When we talk about common logarithms, we're dealing with logarithms that have a specific base: 10. This is why they are often denoted as simply \( \log \) without a subscript, as the base 10 is understood implicitly. Common logarithms are particularly useful in sciences and engineering because they simplify the process of calculating powers and roots of 10. These operations are common in those fields due to the nature of powers of ten being related to the decimal system, which aligns perfectly with our common counting method.

• For example, \( \log_{10} 100 = 2 \) because 10 raised to the power of 2 equals 100.
• Common logarithms help solve equations where the unknown variable is the exponent, allowing easier manipulation and solving of such equations.

Understanding common logarithms and their properties is essential for interpreting scientific data or solving mathematical problems involving exponential growth or decay.

Logarithms may seem mysterious at first, but they are simply the reverse operation of exponentiation. A logarithm answers the question, "To what power must a specific base be raised to yield a given number?" For example, in the expression \( \log_b(a) = x \), \( x \) is the power to which the base \( b \) must be raised to get \( a \). This concept is crucial in understanding many math and science principles.

• If \( 10^x = 1024 \), then \( \log_{10}(1024) = x \).
• Every base must be positive and not equal to 1, ensuring the logarithm function is well-defined.
• Logarithms greatly aid in solving equations, especially when the unknown is an exponent, transforming multiplication into addition.

Grasping the logarithm definition allows you to transition more smoothly between exponential and linear thinking, a helpful skill in various real-world applications.

Rounding decimals is a necessary step when precision limitations or readability come into play. It involves trimming extra decimal places to a specified digit limit, while adjusting the last remaining digit appropriately. When rounding to the nearest hundredth, you look at the digit in the third place.

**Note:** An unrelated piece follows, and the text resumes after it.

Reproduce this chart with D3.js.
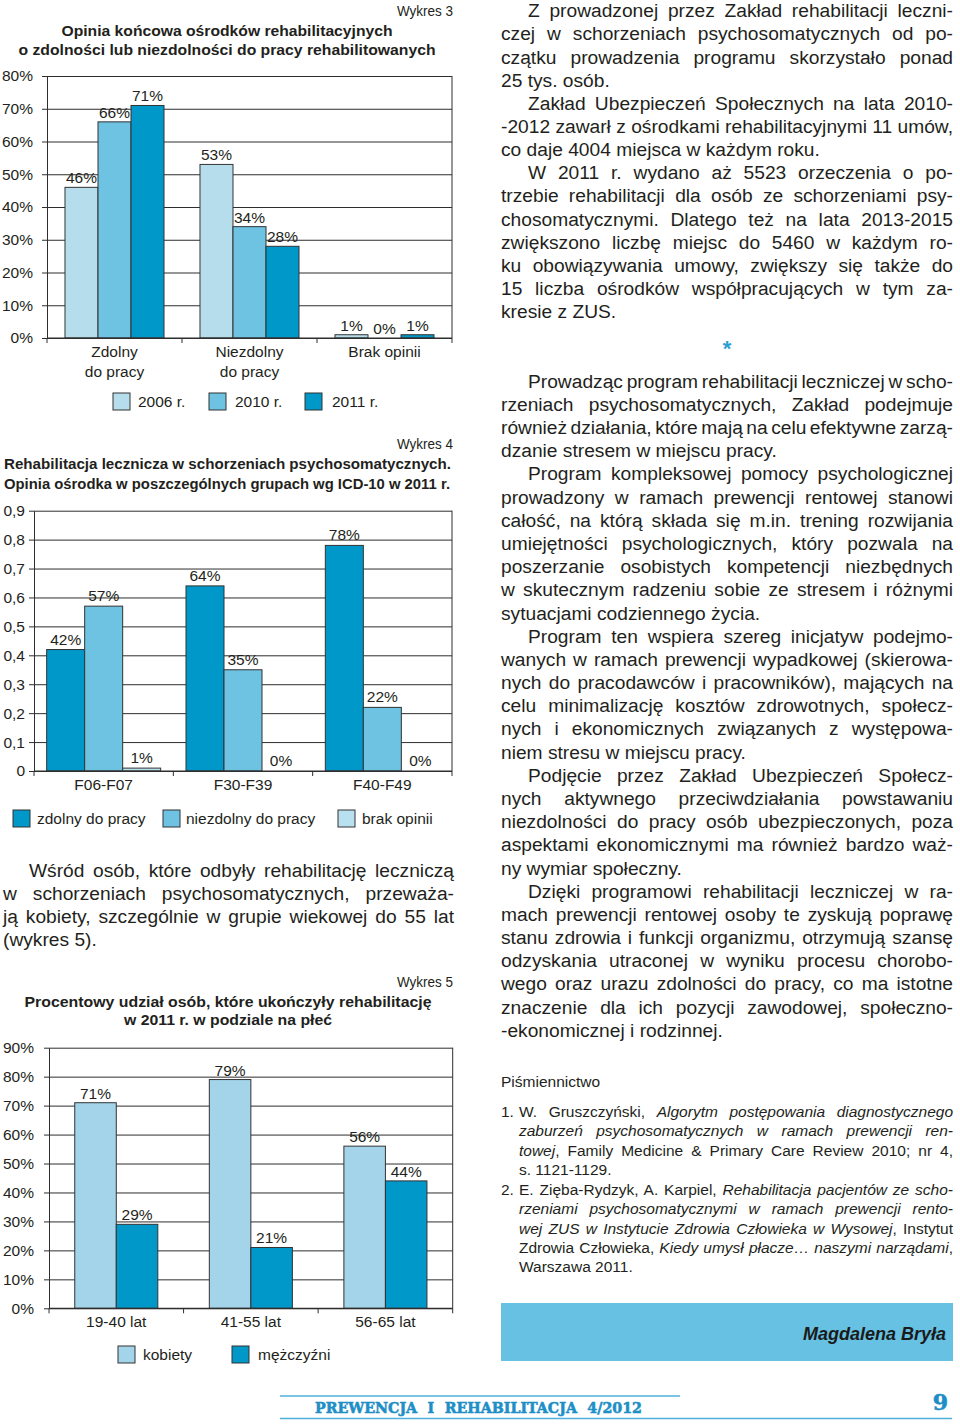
<!DOCTYPE html>
<html><head><meta charset="utf-8">
<script src="https://cdn.jsdelivr.net/npm/d3@7"></script>
<style>
html,body{margin:0;padding:0;background:#fff;}
#page{position:relative;width:960px;height:1424px;overflow:hidden;font-family:"Liberation Sans",Arial,sans-serif;color:#231f20;}
#page svg{position:absolute;left:0;top:0;}
.ln{position:absolute;white-space:pre;}
</style></head><body><div id="page"></div>
<script>
// ---------------- DATA ----------------
// Wykres 3
const w3Title = ["Opinia końcowa ośrodków rehabilitacyjnych", "o zdolności lub niezdolności do pracy rehabilitowanych"];
const w3Categories = [["Zdolny", "do pracy"], ["Niezdolny", "do pracy"], ["Brak opinii"]];
const w3Series = ["2006 r.", "2010 r.", "2011 r."];
const w3Values2006 = [46, 53, 1];
const w3Values2010 = [66, 34, 0];
const w3Values2011 = [71, 28, 1];
const w3Ticks = [0, 10, 20, 30, 40, 50, 60, 70, 80];

// Wykres 4
const w4Title = ["Rehabilitacja lecznicza w schorzeniach psychosomatycznych.", "Opinia ośrodka w poszczególnych grupach wg ICD-10 w 2011 r."];
const w4Categories = [["F06-F07"], ["F30-F39"], ["F40-F49"]];
const w4Series = ["zdolny do pracy", "niezdolny do pracy", "brak opinii"];
const w4Zdolny = [0.42, 0.64, 0.78];
const w4Niezdolny = [0.57, 0.35, 0.22];
const w4Brak = [0.01, 0, 0];
const w4Ticks = [0, 0.1, 0.2, 0.3, 0.4, 0.5, 0.6, 0.7, 0.8, 0.9];

// Wykres 5
const w5Title = ["Procentowy udział osób, które ukończyły rehabilitację", "w 2011 r. w podziale na płeć"];
const w5Categories = [["19-40 lat"], ["41-55 lat"], ["56-65 lat"]];
const w5Series = ["kobiety", "mężczyźni"];
const w5Kobiety = [71, 79, 56];
const w5Mezczyzni = [29, 21, 44];
const w5Ticks = [0, 10, 20, 30, 40, 50, 60, 70, 80, 90];

// Texts
const leftParagraph = [
  "Wśród osób, które odbyły rehabilitację leczniczą",
  "w schorzeniach psychosomatycznych, przeważa-",
  "ją kobiety, szczególnie w grupie wiekowej do 55 lat",
  "(wykres 5)."
];
const rightParagraphsA = [
  ["Z prowadzonej przez Zakład rehabilitacji leczni-", "czej w schorzeniach psychosomatycznych od po-", "czątku prowadzenia programu skorzystało ponad", "25 tys. osób."],
  ["Zakład Ubezpieczeń Społecznych na lata 2010-", "-2012 zawarł z ośrodkami rehabilitacyjnymi 11 umów,", "co daje 4004 miejsca w każdym roku."],
  ["W 2011 r. wydano aż 5523 orzeczenia o po-", "trzebie rehabilitacji dla osób ze schorzeniami psy-", "chosomatycznymi. Dlatego też na lata 2013-2015", "zwiększono liczbę miejsc do 5460 w każdym ro-", "ku obowiązywania umowy, zwiększy się także do", "15 liczba ośrodków współpracujących w tym za-", "kresie z ZUS."]
];
const rightParagraphsB = [
  ["Prowadząc program rehabilitacji leczniczej w scho-", "rzeniach psychosomatycznych, Zakład podejmuje", "również działania, które mają na celu efektywne zarzą-", "dzanie stresem w miejscu pracy."],
  ["Program kompleksowej pomocy psychologicznej", "prowadzony w ramach prewencji rentowej stanowi", "całość, na którą składa się m.in. trening rozwijania", "umiejętności psychologicznych, który pozwala na", "poszerzanie osobistych kompetencji niezbędnych", "w skutecznym radzeniu sobie ze stresem i różnymi", "sytuacjami codziennego życia."],
  ["Program ten wspiera szereg inicjatyw podejmo-", "wanych w ramach prewencji wypadkowej (skierowa-", "nych do pracodawców i pracowników), mających na", "celu minimalizację kosztów zdrowotnych, społecz-", "nych i ekonomicznych związanych z występowa-", "niem stresu w miejscu pracy."],
  ["Podjęcie przez Zakład Ubezpieczeń Społecz-", "nych aktywnego przeciwdziałania powstawaniu", "niezdolności do pracy osób ubezpieczonych, poza", "aspektami ekonomicznymi ma również bardzo waż-", "ny wymiar społeczny."],
  ["Dzięki programowi rehabilitacji leczniczej w ra-", "mach prewencji rentowej osoby te zyskują poprawę", "stanu zdrowia i funkcji organizmu, otrzymują szansę", "odzyskania utraconej w wyniku procesu chorobo-", "wego oraz urazu zdolności do pracy, co ma istotne", "znaczenie dla ich pozycji zawodowej, społeczno-", "-ekonomicznej i rodzinnej."]
];
const referencesHeading = "Piśmiennictwo";
const references = [
  ["1.", [
    [["W. Gruszczyński, ", 0], ["Algorytm postępowania diagnostycznego", 1]],
    [["zaburzeń psychosomatycznych w ramach prewencji ren-", 1]],
    [["towej", 1], [", Family Medicine & Primary Care Review 2010; nr 4,", 0]],
    [["s. 1121-1129.", 0]]
  ]],
  ["2.", [
    [["E. Zięba-Rydzyk, A. Karpiel, ", 0], ["Rehabilitacja pacjentów ze scho-", 1]],
    [["rzeniami psychosomatycznymi w ramach prewencji rento-", 1]],
    [["wej ZUS w Instytucie Zdrowia Człowieka w Wysowej", 1], [", Instytut", 0]],
    [["Zdrowia Człowieka, ", 0], ["Kiedy umysł płacze… naszymi narządami", 1], [",", 0]],
    [["Warszawa 2011.", 0]]
  ]]
];
const authorName = "Magdalena Bryła";
const footerText = "PREWENCJA I REHABILITACJA 4/2012";
const pageNumber = "9";

// ---------------- RENDER ----------------
const FONT = "'Liberation Sans', Arial, sans-serif";
const NARROW = "'Liberation Sans Narrow', 'Liberation Sans', Arial, sans-serif";
const TXT = "#231f20";
const GRID = "#2e2e2e";
const page = d3.select("#page");
const svg = page.append("svg").attr("width", 960).attr("height", 1424);

function drawChart(o) {
  const g = svg.append("g");
  const n = o.categories.length;
  const x0 = d3.scaleBand().domain(d3.range(n)).range([o.left, o.right]).padding(0);
  const x1 = d3.scaleBand().domain(d3.range(o.series.length)).range([0, x0.bandwidth()])
    .paddingInner(0).paddingOuter(o.pad);
  const y = d3.scaleLinear().domain([0, o.yMax]).range([o.bottom, o.top]);

  // Wykres label
  g.append("text").attr("x", 453).attr("y", o.wykresY).attr("text-anchor", "end")
    .attr("font-family", NARROW).attr("font-size", 15.5).attr("fill", TXT)
    .attr("textLength", 56).attr("lengthAdjust", "spacingAndGlyphs").text(o.wykres);
  // title
  o.title.forEach((t, i) => {
    g.append("text").attr("x", o.titleX).attr("y", o.titleY[i])
      .attr("text-anchor", o.titleAnchor).attr("font-family", FONT).attr("font-weight", "bold")
      .attr("font-size", 15.5).attr("fill", TXT)
      .attr("textLength", o.titleW[i]).attr("lengthAdjust", "spacingAndGlyphs").text(t);
  });

  // gridlines
  g.append("g").attr("transform", `translate(${o.left},0)`)
    .call(d3.axisLeft(y).tickValues(o.ticks).tickSize(-(o.right - o.left)).tickSizeOuter(0).tickFormat(""))
    .call(s => s.select(".domain").remove())
    .call(s => s.selectAll("line").attr("stroke", GRID).attr("stroke-width", 1));
  // left axis
  g.append("g").attr("transform", `translate(${o.left},0)`)
    .call(d3.axisLeft(y).tickValues(o.ticks).tickSize(5).tickSizeOuter(0).tickPadding(o.tickPad).tickFormat(o.tickFmt))
    .call(s => {
      s.attr("font-family", null).attr("font-size", null);
      s.select(".domain").attr("stroke", GRID);
      s.selectAll("line").attr("stroke", GRID);
      s.selectAll("text").attr("font-family", FONT).attr("font-size", 15.5).attr("fill", TXT);
    });
  // right border
  g.append("line").attr("x1", o.right).attr("x2", o.right).attr("y1", y(o.yMax)).attr("y2", y(0))
    .attr("stroke", GRID);

  // bars
  o.series.forEach((s, si) => {
    g.append("g").selectAll("rect").data(o.values[si]).join("rect")
      .attr("x", (d, ci) => x0(ci) + x1(si))
      .attr("y", d => y(d))
      .attr("width", x1.bandwidth())
      .attr("height", d => y(0) - y(d))
      .attr("fill", o.colors[si]).attr("stroke", "#333").attr("stroke-width", 1);
    g.append("g").selectAll("text").data(o.values[si]).join("text")
      .attr("x", (d, ci) => x0(ci) + x1(si) + x1.bandwidth() / 2)
      .attr("y", d => y(d) - o.labelGap)
      .attr("text-anchor", "middle").attr("font-family", FONT).attr("font-size", 15.5).attr("fill", TXT)
      .text(d => o.valFmt(d));
  });

  // bottom axis line + boundary ticks
  const bx = d3.range(n + 1).map(i => i < n ? x0(i) : x0(n - 1) + x0.bandwidth());
  g.append("line").attr("x1", o.left).attr("x2", o.right).attr("y1", y(0)).attr("y2", y(0))
    .attr("stroke", GRID).attr("stroke-width", 1.2);
  g.append("g").selectAll("line").data(bx).join("line")
    .attr("x1", d => d).attr("x2", d => d).attr("y1", y(0)).attr("y2", y(0) + 5).attr("stroke", GRID);
  // category labels
  const cl = g.append("g").selectAll("text").data(o.categories).join("text")
    .attr("text-anchor", "middle").attr("font-family", FONT).attr("font-size", 15.5).attr("fill", TXT);
  cl.each(function (lines, ci) {
    d3.select(this).selectAll("tspan").data(lines).join("tspan")
      .attr("x", x0(ci) + x0.bandwidth() / 2)
      .attr("y", (d, li) => o.catY + li * 19.5)
      .text(d => d);
  });

  // legend
  o.series.forEach((s, si) => {
    g.append("rect").attr("x", o.legendSwatchX[si]).attr("y", o.legendY).attr("width", 17).attr("height", 17)
      .attr("fill", o.colors[si]).attr("stroke", "#333");
    g.append("text").attr("x", o.legendTextX[si]).attr("y", o.legendY + 14)
      .attr("font-family", FONT).attr("font-size", 15.5).attr("fill", TXT).text(s);
  });
}

const pct = d => d + "%";

drawChart({
  wykres: "Wykres 3", wykresY: 16,
  title: w3Title, titleX: 227, titleY: [36, 54.5], titleAnchor: "middle", titleW: [331, 417],
  categories: w3Categories, series: w3Series,
  values: [w3Values2006, w3Values2010, w3Values2011],
  colors: ["#b6ddec", "#6dc3e1", "#0097c9"],
  yMax: 80, ticks: w3Ticks, tickFmt: pct, valFmt: pct, labelGap: 4,
  left: 47, right: 452, top: 76, bottom: 338, tickPad: 9, pad: 0.545,
  catY: 357, legendY: 393, legendSwatchX: [113, 209, 305], legendTextX: [138, 235, 332]
});

drawChart({
  wykres: "Wykres 4", wykresY: 449,
  title: w4Title, titleX: 4, titleY: [469, 488.5], titleAnchor: "start", titleW: [447, 446],
  categories: w4Categories, series: w4Series,
  values: [w4Zdolny, w4Niezdolny, w4Brak],
  colors: ["#0097c9", "#6dc3e1", "#b9e0ef"],
  yMax: 0.9, ticks: w4Ticks,
  tickFmt: d => d === 0 ? "0" : d3.format(".1f")(d).replace(".", ","),
  valFmt: d3.format(".0%"), labelGap: 5,
  left: 34, right: 452, top: 510.7, bottom: 771, tickPad: 4, pad: 0.333,
  catY: 790, legendY: 810, legendSwatchX: [13, 163, 338], legendTextX: [37, 186, 362]
});

drawChart({
  wykres: "Wykres 5", wykresY: 987,
  title: w5Title, titleX: 228, titleY: [1006.5, 1025], titleAnchor: "middle", titleW: [407, 208],
  categories: w5Categories, series: w5Series,
  values: [w5Kobiety, w5Mezczyzni],
  colors: ["#a3d4ea", "#0097c9"],
  yMax: 90, ticks: w5Ticks, tickFmt: pct, valFmt: pct, labelGap: 4,
  left: 49, right: 452.7, top: 1047.7, bottom: 1308.3, tickPad: 10, pad: 0.62,
  catY: 1327, legendY: 1346, legendSwatchX: [118, 232], legendTextX: [143, 258]
});

// ---- justified text lines (HTML) ----
function textLine(x, base, width, fs, parts, justify, extra) {
  const div = page.append("div").attr("class", "ln")
    .style("left", x + "px").style("top", (base - 0.8465 * fs) + "px")
    .style("font-size", fs + "px").style("line-height", fs + "px");
  if (extra) Object.entries(extra).forEach(([k, v]) => div.style(k, v));
  parts.forEach(([t, it]) => div.append("span").style("font-style", it ? "italic" : "normal").text(t));
  if (justify) {
    const nat = div.node().getBoundingClientRect().width;
    const txt = parts.map(p => p[0]).join("");
    const cnt = (txt.match(/ /g) || []).length;
    if (cnt > 0) div.style("word-spacing", ((width - nat) / cnt) + "px");
  }
}
function paragraphs(paras, x, right, base0, step, fs, indent) {
  let k = 0;
  paras.forEach(p => {
    p.forEach((line, li) => {
      const lx = li === 0 ? x + indent : x;
      textLine(lx, base0 + k * step, right - lx, fs, [[line, 0]], li < p.length - 1);
      k++;
    });
  });
}

paragraphs([leftParagraph], 3, 454, 877, 23.2, 19.2, 26);
paragraphs(rightParagraphsA, 501, 953, 17.5, 23.15, 19.2, 27);
paragraphs(rightParagraphsB, 501, 953, 388, 23.18, 19.2, 27);

// asterisk
svg.append("text").attr("x", 727).attr("y", 356).attr("text-anchor", "middle")
  .attr("font-family", FONT).attr("font-weight", "bold").attr("font-size", 22).attr("fill", "#2a9fd2").text("*");

// references
textLine(501, 1087, 0, 15.5, [[referencesHeading, 0]], false);
let rk = 0;
references.forEach(([num, lines]) => {
  lines.forEach((parts, li) => {
    const b = 1117 + rk * 19.45;
    if (li === 0) textLine(501, b, 0, 15.5, [[num, 0]], false);
    textLine(519, b, 953 - 519, 15.5, parts, li < lines.length - 1);
    rk++;
  });
});

// author box
svg.append("rect").attr("x", 501).attr("y", 1303).attr("width", 452).attr("height", 58).attr("fill", "#67c1e2");
svg.append("text").attr("x", 946).attr("y", 1340).attr("text-anchor", "end")
  .attr("font-family", FONT).attr("font-weight", "bold").attr("font-style", "italic")
  .attr("font-size", 18).attr("fill", "#1a1a1a").text(authorName);

// footer
svg.append("line").attr("x1", 280).attr("x2", 680).attr("y1", 1396).attr("y2", 1396)
  .attr("stroke", "#4fb0db").attr("stroke-width", 1.5);
svg.append("line").attr("x1", 280).attr("x2", 952).attr("y1", 1418.5).attr("y2", 1418.5)
  .attr("stroke", "#4fb0db").attr("stroke-width", 1.5);
svg.append("text").attr("x", 315).attr("y", 1412.5)
  .attr("font-family", "'DejaVu Serif', serif").attr("font-weight", "bold").attr("font-size", 15.5)
  .attr("fill", "#1e8fc6").attr("stroke", "#1e8fc6").attr("stroke-width", 0.6)
  .attr("textLength", 327).attr("lengthAdjust", "spacingAndGlyphs")
  .style("word-spacing", "6px").text(footerText);
svg.append("text").attr("x", 948).attr("y", 1410).attr("text-anchor", "end")
  .attr("font-family", "'DejaVu Serif', serif").attr("font-weight", "bold").attr("font-size", 22)
  .attr("fill", "#1e8fc6").attr("stroke", "#1e8fc6").attr("stroke-width", 0.6).text(pageNumber);
</script></body></html>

• If the digit is 5 or greater, you round up the hundredth place digit by 1.
• If the digit is less than 5, you leave the hundredth place digit unchanged.

In our solution, we calculated \( \log_{10}(1024) \approx 3.0103 \). Since the third digit is 1, we round down, resulting in \( 3.01 \). Rounding is not just a numerical formality; it ensures that results are usable and meaningful, particularly in scientific, financial, and practical fields where exact precision may not be necessary or possible.